There remains the quality of spirit message. Has Mr. Beresford read "Cleophas"? Has he read "The Gate of Remembrance"? Has he read Vale Owen's books? Has he read Stainton Moses' "Spirit Teachings"? Has he read the posthumous work of Oscar Wilde or of Jack London? Has he even read "Pheneas Speaks," which is a record of messages received in my own home circle? These and scores of other books which I could name confute the idea that the spirit messages are on a low mental or spiritual level.
Mr. Beresford is mistaken when he says that "mediums — certainly trance mediums" are never men or women of any intellectual attainment. I cannot imagine how be could make such a statement. Swedenborg was undoubtedly a trance medium, and the most learned man in Europe. In our own days Stainton Moses was our very best trance medium, and a lecturer at University College, Miss Cummings, through whom "Cieophas" came, and Captain Bartlett, who got the "Gate of remembrance" messages, are both exceptionally intellectual. Vale Owen writes well upon any subject. There is no truth at all in the assertion.

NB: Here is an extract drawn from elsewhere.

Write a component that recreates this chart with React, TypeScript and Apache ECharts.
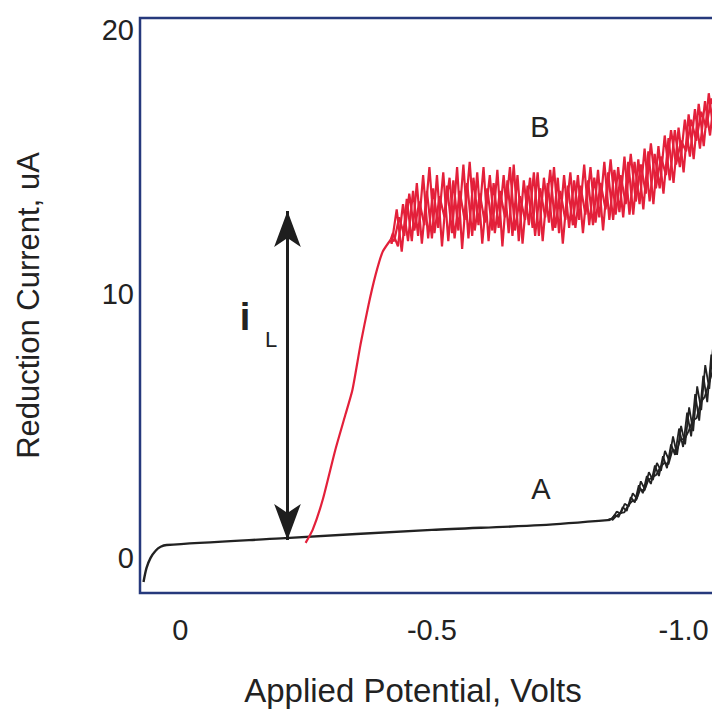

If a traveller visiting England were to land at Limehouse and remain there he would carry away a very incomplete and unworthy conception of the country. This is analogous to what many inquirers do who touch the edge of Spiritualism. I would recommend them to push on, to rise higher, and in time they will find themselves in contact with something nobler and more beautiful than anything upon earth, something which has in my belief been specially sent by God to give mankind one strong and solid support in these days of doubt and turmoil, and to afford a basis upon which all nations and all religions will eventually unite.
Do not examine its weakness, which is largely human weakness, but examine its strength as a living vital revelation and it will be borne in upon you that quietly and gradually something has happened in this world for which there is no parallel since the first more days of Christianity.